Einschüchterung und Rückzug aus dem öffentlichen Raum des Internets
Die angedrohten massiven Rechtsfolgen bei Verletzung des TTDSG und die Gefahr von Abmahnungen führen überall dort zu Vermeidungsverhalten und damit zum Rückzug aus dem öffentlichen Raum des Internets, wo Anwender sich trotz Bemühens um Rechtskonformität nicht in der Lage sehen, ihr Risiko einer Gesetzesverletzung einzuschätzen und damit ausschließen zu können.

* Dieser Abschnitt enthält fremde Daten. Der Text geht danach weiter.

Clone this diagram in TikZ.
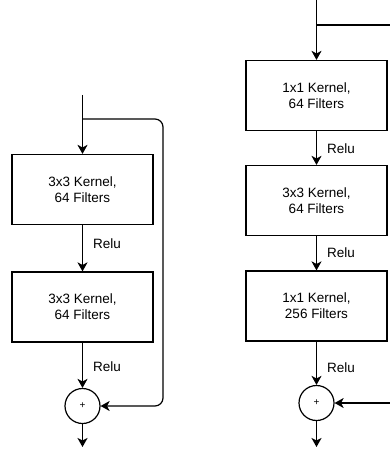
\documentclass[tikz,border=0pt]{standalone}
\usepackage{fontspec}
\setmainfont{Liberation Sans}
\usetikzlibrary{arrows.meta}
\begin{document}
\begin{tikzpicture}[x=1pt,y=-1pt,
  line width=1.2pt,
  box/.style={draw, minimum width=141pt, minimum height=70pt, inner sep=0pt, align=center,
     font=\fontsize{13.5}{15.7}\selectfont},
  sumc/.style={draw, circle, minimum size=35pt, inner sep=0pt, font=\fontsize{10}{12}\selectfont},
  lbl/.style={anchor=west, inner sep=0pt, font=\fontsize{13.5}{15.7}\selectfont},
  arr/.style={-{Stealth[length=9pt,width=10pt,inset=2.5pt]}},
  ]
\useasboundingbox (0,0) rectangle (390,449);
% left block
\coordinate (Ltop) at (82.5,95);
\coordinate (Lbr) at (82.5,119);
\coordinate (Lc1) at (163,119);
\coordinate (Lc2) at (163,406);
\node[box] (L1) at (82.5,189.5) {3x3 Kernel,\\64 Filters};
\node[box] (L2) at (82.5,307) {3x3 Kernel,\\64 Filters};
\node[sumc] (Lp) at (82.5,406) {+};
\coordinate (Lout) at (82.5,447);
\draw[arr] (Ltop) -- (L1.north);
\draw[arr] (L1.south) -- node[lbl, pos=0.4, xshift=10pt] (Lr1) {Relu} (L2.north);
\draw[arr] (L2.south) -- node[lbl, pos=0.53, xshift=10pt] (Lr2) {Relu} (Lp.north);
\draw[arr] (Lp.south) -- (Lout);
\draw[arr, rounded corners=8pt] (Lbr) -- (Lc1) -- (Lc2) -- (Lp.east);
% right block
\coordinate (Rtop) at (316.5,0);
\coordinate (Rbr) at (316.5,25);
\coordinate (Rend) at (390,25);
\coordinate (Rin) at (390,403);
\node[box] (R1) at (316.5,95.5) {1x1 Kernel,\\64 Filters};
\node[box] (R2) at (316.5,200.5) {3x3 Kernel,\\64 Filters};
\node[box] (R3) at (316.5,306) {1x1 Kernel,\\256 Filters};
\node[sumc] (Rp) at (316.5,403) {+};
\coordinate (Rout) at (316.5,447);
\draw[arr] (Rtop) -- (R1.north);
\draw (Rbr) -- (Rend);
\draw[arr] (R1.south) -- node[lbl, pos=0.51, xshift=10pt] (Rr1) {Relu} (R2.north);
\draw[arr] (R2.south) -- node[lbl, pos=0.47, xshift=10pt] (Rr2) {Relu} (R3.north);
\draw[arr] (R3.south) -- node[lbl, pos=0.6, xshift=10pt] (Rr3) {Relu} (Rp.north);
\draw[arr] (Rp.south) -- (Rout);
\draw[arr] (Rin) -- (Rp.east);
\end{tikzpicture}
\end{document}
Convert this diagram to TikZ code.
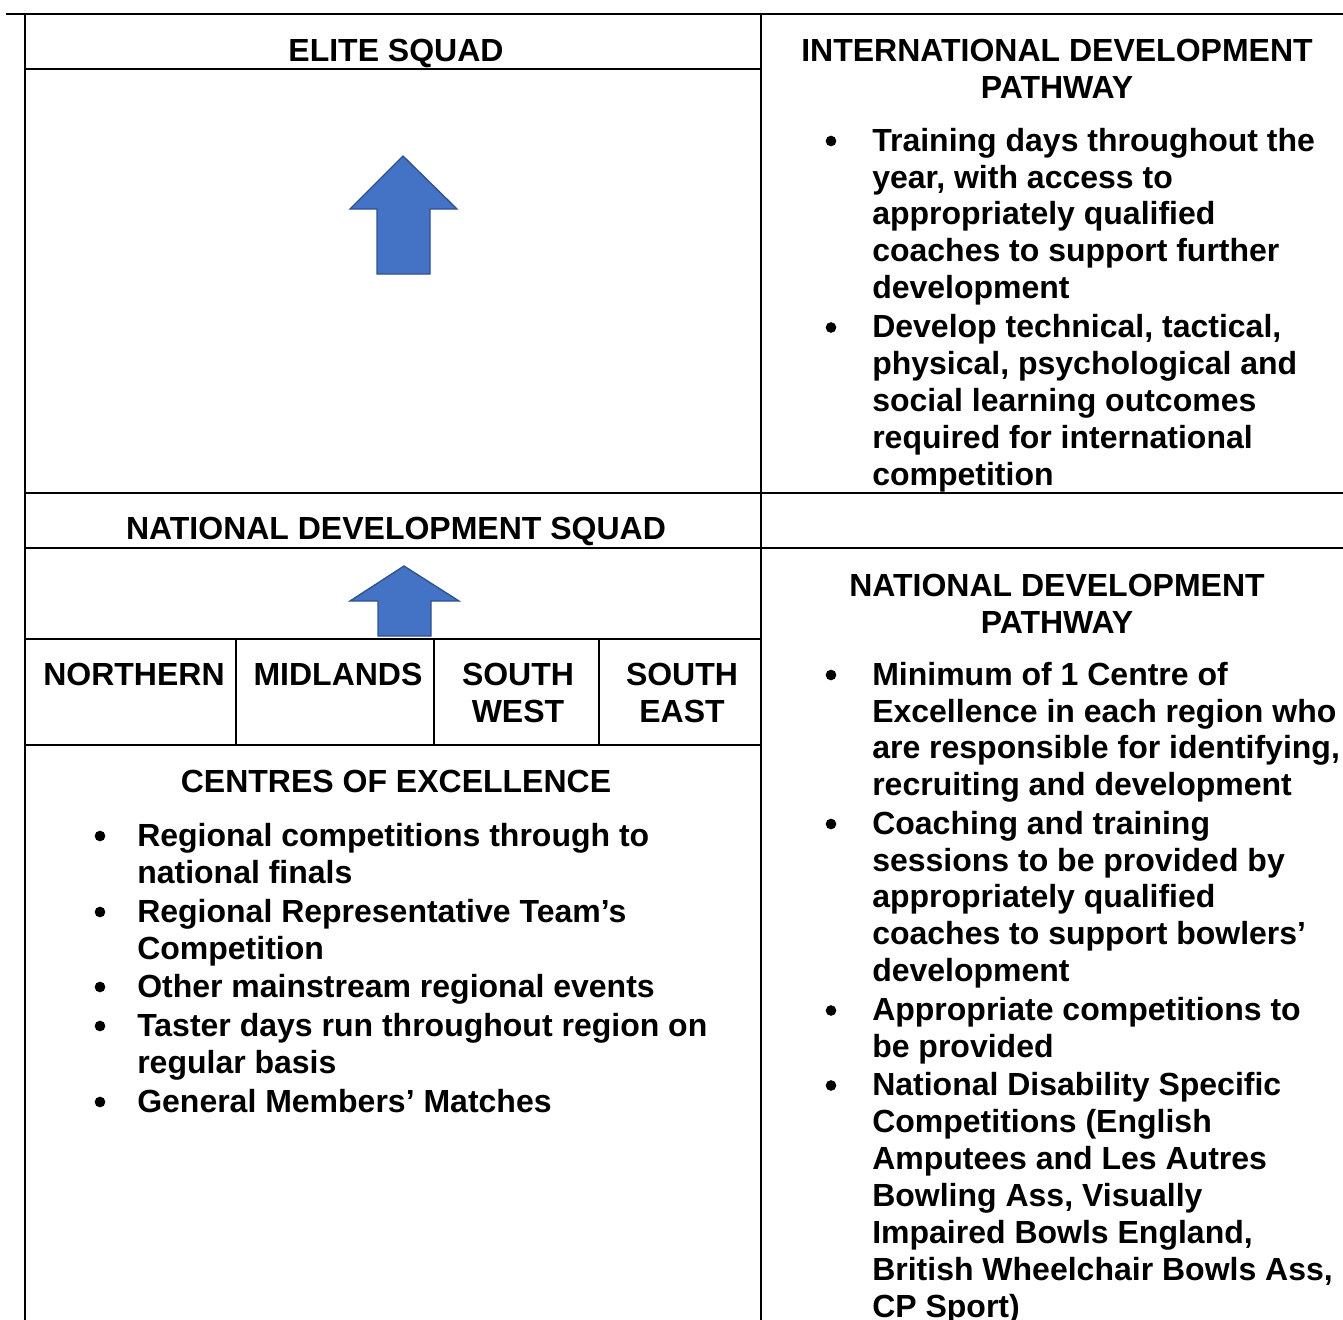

Das Internet wurde durch Interessengruppen gekapert
Das freie Netz stirbt vor unseren Augen
. Diese Formulierung der Süddeutsche Zeitung bringt es auf den Punkt. Auf der einen Seite sind es Cyberkriminalität, Hass und Propaganda, die das freie Netz missbrauchen. Auf der anderen Seite ist es eine instrumentalisierte Gesetzgebung, die in bester Absicht handeln mag, aber dennoch das freie Internet zunehmend knebelt, weil sich die Legislative kaum dem Druck von Lobbys zu entziehen vermag.
Wer erinnert sich noch an das Cluetrain Manifesto aus dem Jahr 1999? Mit seinen 95 Thesen wollte es Bezug nehmen auf den Thesenanschlag Luthers in Wittenberg und auf die damalige Zeitenwende. Wir sind keine Zuschauer oder Empfänger oder Endverbraucher oder Konsumenten. Wir sind Menschen - und unser Einfluss entzieht sich eurem Zugriff.
So heißt es dort gleich zum Anfang des Manifests. Davon ist kaum etwas geblieben, was die Verfasser in einem New Clues sechzehn Jahre später einräumen mussten. Im Gegenteil.